Sea pollution to be tackled through new Plymouth solar power project

Plymouth City Council have proposed plans to install a new water system that will collect and filter rainwater ultimately stopping sewage from polluting the sea.

The new solar power project, which was announced yesterday and would be comprised of new underground tanks being installed, would be able to ease the pressure on the old sewer system that was built in the city during the 1940s.

a group of garbage floating in the ocean

One of the main reasons for proposing the new plans was because the council said every time it rained, the sewers overflowed and distributed dirty water.

Cllr Tom Briars-Delve, cabinet member for environment and climate change said: ‘The large underground tanks already exist and have been there for a number of years.

‘The new system will also enable the watering of the new and existing trees on Armanda Way, and it will reduce the amount of much and pollution being pushed into the Sound.’  

However, although the council have come up with new sustainable plans to combat the city’s sewage problem, last month the local authority faced backlash over their decision to tear down 110 trees in order to replace them with 200 new ones.
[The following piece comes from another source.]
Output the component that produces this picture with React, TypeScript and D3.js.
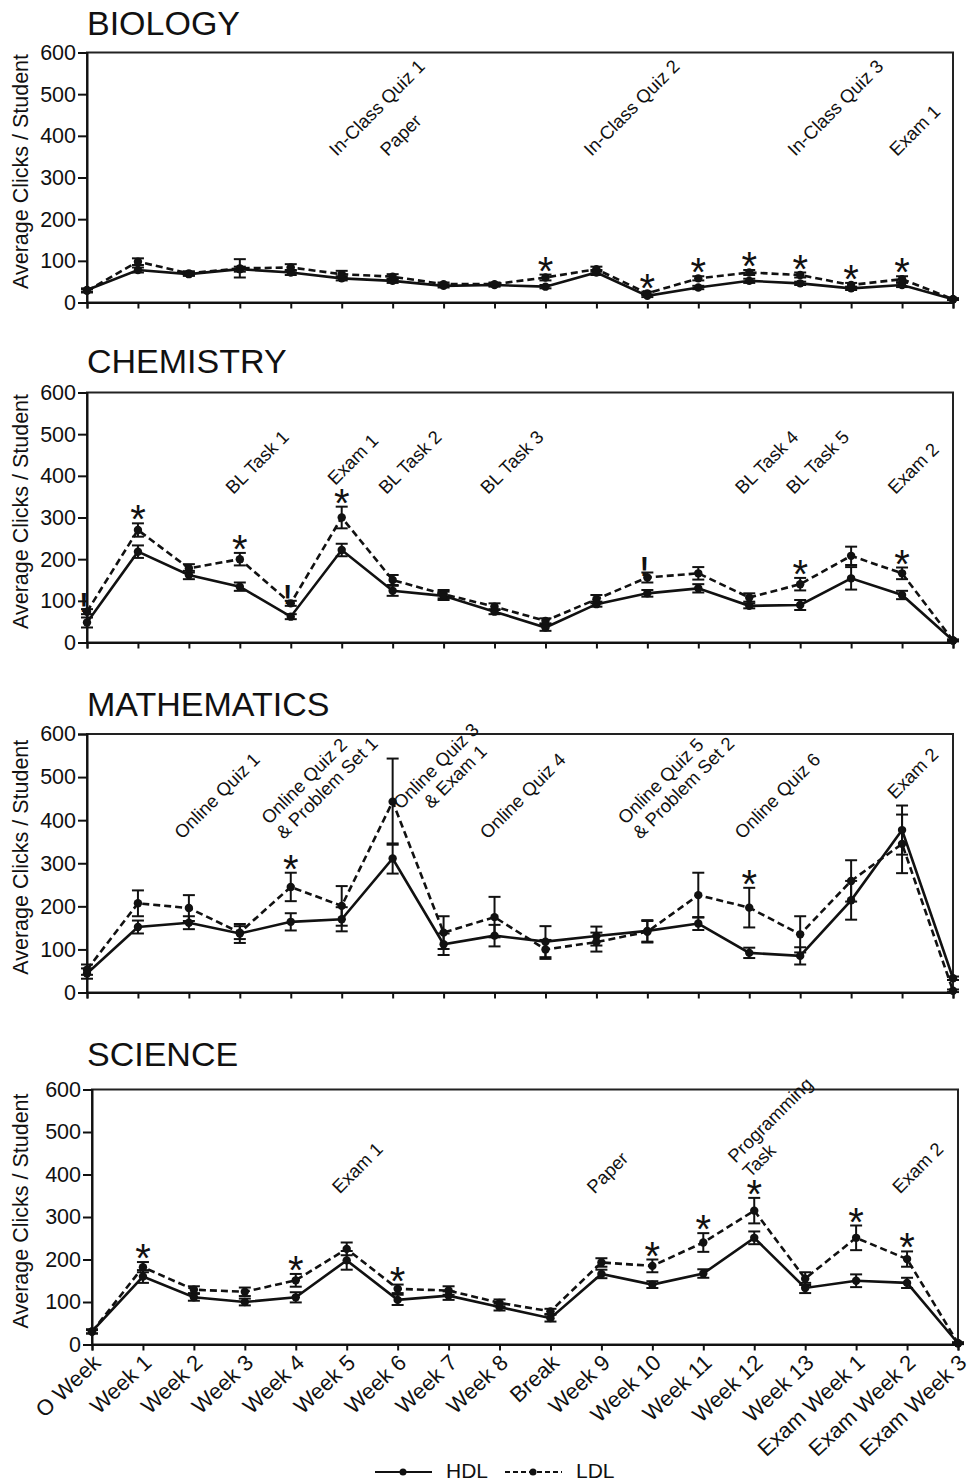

As a result of this decision, the council’s Conservative leader resigned despite the new greenery being expected to ‘give immediate environmental benefits’.

Commenting on the news regarding the new project to keep dirty water out of the sea, Bruce Newport, from the Environment Agency, said it was an ‘excellent opportunity to ensure Amanda Way can manage surface water sustainably’.

Currently, the local authority are consulting the public on their new proposals, which are part of a wider plan to transform the city centre.